プロジェクトストーリー

PROJECT story

  • 翔けるプロジェクト
なぜ、葬祭用品メーカーが〈もなか〉を販売?これが思っていたよりすごかった。

なぜ、葬祭用品メーカーがもなかを…?

ずっと会えていなかった、私のおばあちゃん。 コロナ禍だった年に、私は祖母を亡くしました。

コロナウイルスの流行という特殊な状況に加え、祖母の住んでいる地域が遠方だったこと、娘がまだ生まれたばかりだったことなどが重なり、四十九日の法要どころかお葬式にさえ出席できませんでした。

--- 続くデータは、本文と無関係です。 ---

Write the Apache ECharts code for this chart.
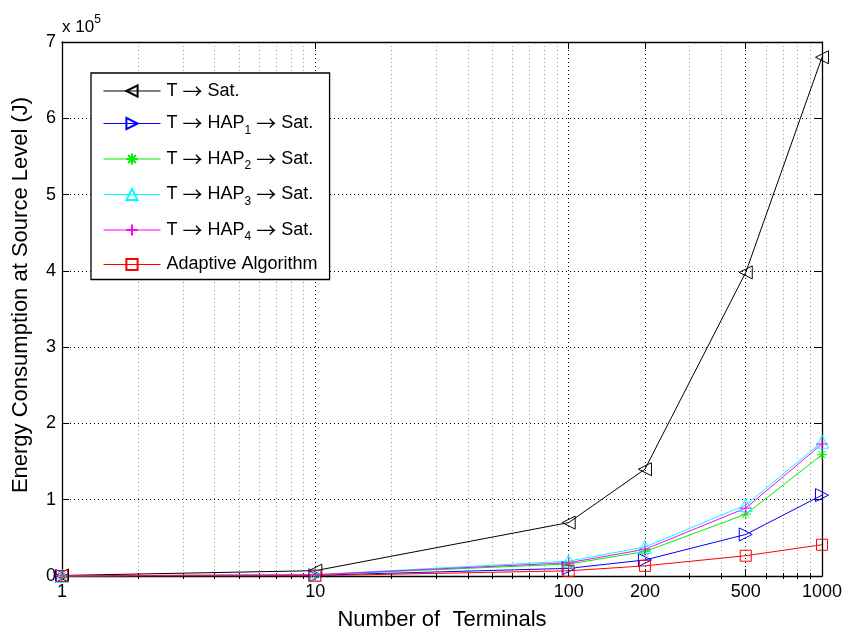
<!DOCTYPE html>
<html>
<head>
<meta charset="utf-8">
<script src="https://cdn.jsdelivr.net/npm/echarts@6/dist/echarts.min.js"></script>
<style>html,body{margin:0;padding:0;background:#fff}#c{width:844px;height:632px}</style>
</head>
<body>
<div id="c"></div>
<script>
var terminals = [1, 10, 100, 200, 500, 1000];
var majorTicks = [1, 10, 100, 200, 500, 1000];
var minorTicks = [2,3,4,5,6,7,8,9,20,30,40,50,60,70,80,90,300,400,600,700,800,900];
var yTicks = [0,1,2,3,4,5,6,7];

var tSat  = [700, 7000, 70000, 140000, 398000, 680000];
var hap1  = [100, 1000, 10000, 21000, 54500, 106000];
var hap2  = [150, 1600, 15700, 32000, 81000, 159000];
var hap3  = [180, 1800, 19500, 38000, 93000, 176000];
var hap4  = [170, 1700, 17400, 35000, 89000, 173000];
var adapt = [40, 400, 6800, 13300, 26600, 41000];

var names = ['T \u2192 Sat.', 'T \u2192 HAP1 \u2192 Sat.', 'T \u2192 HAP2 \u2192 Sat.', 'T \u2192 HAP3 \u2192 Sat.', 'T \u2192 HAP4 \u2192 Sat.', 'Adaptive Algorithm'];
var legendRich = {
  'T \u2192 Sat.': '{a|T }{r|\u2192}{a| Sat.}',
  'T \u2192 HAP1 \u2192 Sat.': '{a|T }{r|\u2192}{a| HAP}{s|1}{a| }{r|\u2192}{a| Sat.}',
  'T \u2192 HAP2 \u2192 Sat.': '{a|T }{r|\u2192}{a| HAP}{s|2}{a| }{r|\u2192}{a| Sat.}',
  'T \u2192 HAP3 \u2192 Sat.': '{a|T }{r|\u2192}{a| HAP}{s|3}{a| }{r|\u2192}{a| Sat.}',
  'T \u2192 HAP4 \u2192 Sat.': '{a|T }{r|\u2192}{a| HAP}{s|4}{a| }{r|\u2192}{a| Sat.}',
  'Adaptive Algorithm': '{a|Adaptive Algorithm}'
};
var colors = ['#000000', '#0000ff', '#00ee00', '#00ffff', '#ff00ff', '#ff0000'];
var FONT = 'Liberation Sans, Arial, Helvetica, sans-serif';

var plusPath = 'path://M0,-10L0,10M-10,0L10,0';
var starPath = 'path://M0,-10L0,10M-10,0L10,0M-7.07,-7.07L7.07,7.07M-7.07,7.07L7.07,-7.07';
var symbols = ['triangle', 'triangle', starPath, 'triangle', plusPath, 'rect'];
var rotates = [90, -90, 0, 0, 0, 0];
var sizes = [13, 13, 10, 13, 12, 11];
var allData = [tSat, hap1, hap2, hap3, hap4, adapt];

function pairs(vals) { return terminals.map(function (t, i) { return [t, vals[i]]; }); }

var series = allData.map(function (vals, i) {
  return {
    name: names[i], type: 'line', xAxisIndex: 0, yAxisIndex: 0,
    data: pairs(vals),
    symbol: symbols[i], symbolRotate: rotates[i], symbolSize: sizes[i],
    showAllSymbol: true, clip: false,
    lineStyle: { color: colors[i], width: 1 },
    itemStyle: { color: 'transparent', borderColor: colors[i], borderWidth: 1 },
    emphasis: { disabled: true }
  };
});

var baseX = { type: 'log', logBase: 10, min: 1, max: 1000, gridIndex: 0 };
var chart = echarts.init(document.getElementById('c'), null, { renderer: 'canvas' });
chart.setOption({
  animation: false,
  backgroundColor: '#fff',
  textStyle: { fontFamily: FONT },
  grid: { left: 62, right: 22, top: 42, bottom: 56, containLabel: false, outerBoundsMode: 'none' },
  graphic: [{
    type: 'text', left: 62, top: 14,
    style: {
      text: '{a|x 10}{b|5}', font: '16px ' + FONT,
      rich: { a: { fontSize: 17, fontFamily: FONT, fill: '#000', verticalAlign: 'bottom', lineHeight: 22 },
              b: { fontSize: 12, fontFamily: FONT, fill: '#000', verticalAlign: 'top', lineHeight: 22 } }
    }
  }],
  legend: {
    orient: 'vertical', left: 91, top: 73,
    data: names,
    backgroundColor: '#fff', borderColor: '#000', borderWidth: 1.3,
    padding: [8, 12, 6, 12], itemGap: 12.5,
    itemWidth: 57, itemHeight: 14,
    lineStyle: { width: 1 },
    formatter: function (n) { return legendRich[n]; },
    textStyle: {
      color: '#000', fontFamily: FONT, fontSize: 18, padding: [0, 0, 0, 1],
      rich: {
        a: { fontSize: 18, fontFamily: FONT, color: '#000', lineHeight: 26 },
        r: { fontSize: 20, fontFamily: 'Noto Sans CJK SC', color: '#000', lineHeight: 26 },
        s: { fontSize: 12, fontFamily: FONT, color: '#000', lineHeight: 12, verticalAlign: 'bottom' }
      }
    },
    selectedMode: false
  },
  xAxis: [
    Object.assign({}, baseX, {
      position: 'bottom', name: 'Number of  Terminals', nameLocation: 'middle', nameGap: 33,
      nameTextStyle: { fontSize: 22, color: '#000', fontFamily: FONT },
      axisLine: { show: true, onZero: false, lineStyle: { color: '#000', width: 1.3 } },
      axisTick: { show: true, inside: true, length: 7, customValues: majorTicks, lineStyle: { color: '#000' } },
      axisLabel: { show: true, customValues: majorTicks, fontSize: 18, color: '#000', margin: 7, fontFamily: FONT,
                   formatter: function (v) { return String(Math.round(v)); } },
      splitLine: { show: true, lineStyle: { color: '#000', type: [1, 3], width: 1 } },
      minorTick: { show: false }
    }),
    Object.assign({}, baseX, {
      position: 'top',
      axisLine: { show: true, onZero: false, lineStyle: { color: '#000', width: 1.3 } },
      axisTick: { show: true, inside: true, length: 7, customValues: majorTicks, lineStyle: { color: '#000' } },
      axisLabel: { show: false },
      splitLine: { show: false }
    }),
    Object.assign({}, baseX, {
      position: 'bottom',
      axisLine: { show: false },
      axisTick: { show: true, inside: true, length: 3, customValues: minorTicks, lineStyle: { color: '#000' } },
      axisLabel: { show: false },
      splitLine: { show: true, lineStyle: { color: '#999', type: [1, 3], width: 1 } }
    }),
    Object.assign({}, baseX, {
      position: 'top',
      axisLine: { show: false },
      axisTick: { show: true, inside: true, length: 3, customValues: minorTicks, lineStyle: { color: '#000' } },
      axisLabel: { show: false },
      splitLine: { show: false }
    })
  ],
  yAxis: [
    {
      type: 'value', min: 0, max: 700000, interval: 100000, position: 'left',
      name: 'Energy Consumption at Source Level (J)', nameLocation: 'middle', nameGap: 30,
      nameTextStyle: { fontSize: 22, color: '#000', fontFamily: FONT, padding: [0, 0, 0, 28] },
      axisLine: { show: true, onZero: false, lineStyle: { color: '#000', width: 1.3 } },
      axisTick: { show: true, inside: true, length: 7, lineStyle: { color: '#000' } },
      axisLabel: { fontSize: 18, color: '#000', margin: 6, fontFamily: FONT,
                   formatter: function (v) { return String(yTicks[Math.round(v / 100000)]); } },
      splitLine: { show: true, lineStyle: { color: '#000', type: [1, 3], width: 1 } }
    },
    {
      type: 'value', min: 0, max: 700000, interval: 100000, position: 'right',
      axisLine: { show: true, onZero: false, lineStyle: { color: '#000', width: 1.3 } },
      axisTick: { show: true, inside: true, length: 7, lineStyle: { color: '#000' } },
      axisLabel: { show: false },
      splitLine: { show: false }
    }
  ],
  series: series
});
</script>
</body>
</html>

そしてそのまま、祖母が亡くなったことに対する「自分の気持ちの整理」も、「祖母へゆっくりと想いを馳せること」もできずに、育児と仕事に追われながらズルズルと過ごしてきてしまいました。

そんなある日、サンプル作成中だった〈雲もなか〉。
一緒に体験してみる?と声をかけてもらい、お昼の休憩時間にもなかを作ることになったのです。


「もなかを作るだけで、そんな簡単にいく?」

〈雲もなか〉は、もなかをつくる時間で、”故人へ想いを馳せ、今を生きる希望をひきだす“体験ができる商品です。

「おもう」「つくる」「たべる」——3つの工程で進めていきます。

まず、故人を思い浮かべながら、思い出や人柄をイメージして白あんに色をつけます。 次に、その色をつけたあん(=故人への想い)を、雲の形をしたもなかにのせます。 最後にそれを食べることで、想いを自分の中に取り込み、生きるエネルギーに変えるきっかけにするのです。

このもなかについての説明を聞いたとき、正直こう思いました。
「もなかを作るだけでそんな簡単にうまくいく?」と。

半信半疑なまま、社員6名が集まり体験が始まりました。


おばあちゃんを思いながら作ったもなか

私の祖母は背がとても高く、ショートカットでかっこいい雰囲気の人でした。

近所の小さな海岸へカニを探しに行ったり、暑い日には移動販売のアイスを買ってもらったり、家の周りにたくさん飛んでいたシオカラトンボを一緒につかまえたり…たくさん聞こえるセミの声、じりじりとした暑さ、おばあちゃんのサンダルとタンクトップ、いろんな記憶が頭の中をめぐっていきます。

おばあちゃんとの思い出が「夏」の場面ばかりだったこと、おばあちゃん自身がかっこいい人だったことから、私があんにつけた色は〈青〉になりました。

色をつけながら、自然と祖母との時間を思い出していました。 自分の中でずっと蓋をしていた「おばあちゃんの死」に、初めて落ち着いて向き合えた気がしたのです。

これまでは忙しいことを理由に、祖母が亡くなったことにしっかりと向き合ってきませんでしたが、振り返って考えてみると、私にとっては「自分の頭の中だけで祖母の事を考えるのが辛すぎた」のかもしれません。そのため、こうして「あんに色を付けて祖母との思い出を表現する行為」をすることで、落ち着いた気持ちで祖母を想うことができたのではないかと思います。


それぞれの“想い”が色になって、並んでいく

皆が作ったあんは、黄色やピンク、緑などさまざまな色に染まり、雲もなかができあがりました。

誰かが促したわけでもなく、自然と会話が生まれました。 「なんでその色にしたの?」「誰のことを想って作ったの?」「素敵なおじいちゃんだね」

その場にいた全員が、自分の大切な人に想いを馳せていたのだと思います。


食べることで、気持ちが整っていく

そろそろ食べてみる?と、作りたてのもなかをぱくっ。

“のせたて”なので、もなかがあんの水分を吸っていなくてサクサクとして、とてもおいしかったのを覚えています。

そして不思議なことに、おばあちゃんのことを想いながら作ったこの〈雲もなか〉を食べることで、「自分の気持ちの整理」も、「祖母へゆっくりと想いを馳せること」もできたという気持ちになれたのです。


死をイメージする“色”

「死」や「別れ」は、できるだけ考えたくないもの、タブーとされがちです。 色で連想するなら「黒」や「グレー」と答える方が多いのではないでしょうか。私も以前はグレーのイメージを持っていました。

しかし、今回おばあちゃんとの死別について「しっかりと向き合い、考えた」ことで、私の中で別れをイメージする色は〈青〉が強くなり、必ずしも暗いものではなくなりました。

雲もなかは一つのツールとして「死」や「別れ」を自分なりに受け止め、向き合い、色を変えるきっかけとなるのかもしれません。。


最後に

正直、始める前は「もなかを作るだけでそんな簡単にうまくいく?」と疑っていました。
体験を終えた今は、ぜひ一度手に取っていただき、誰かのことを想って作ってみてほしいと思っています。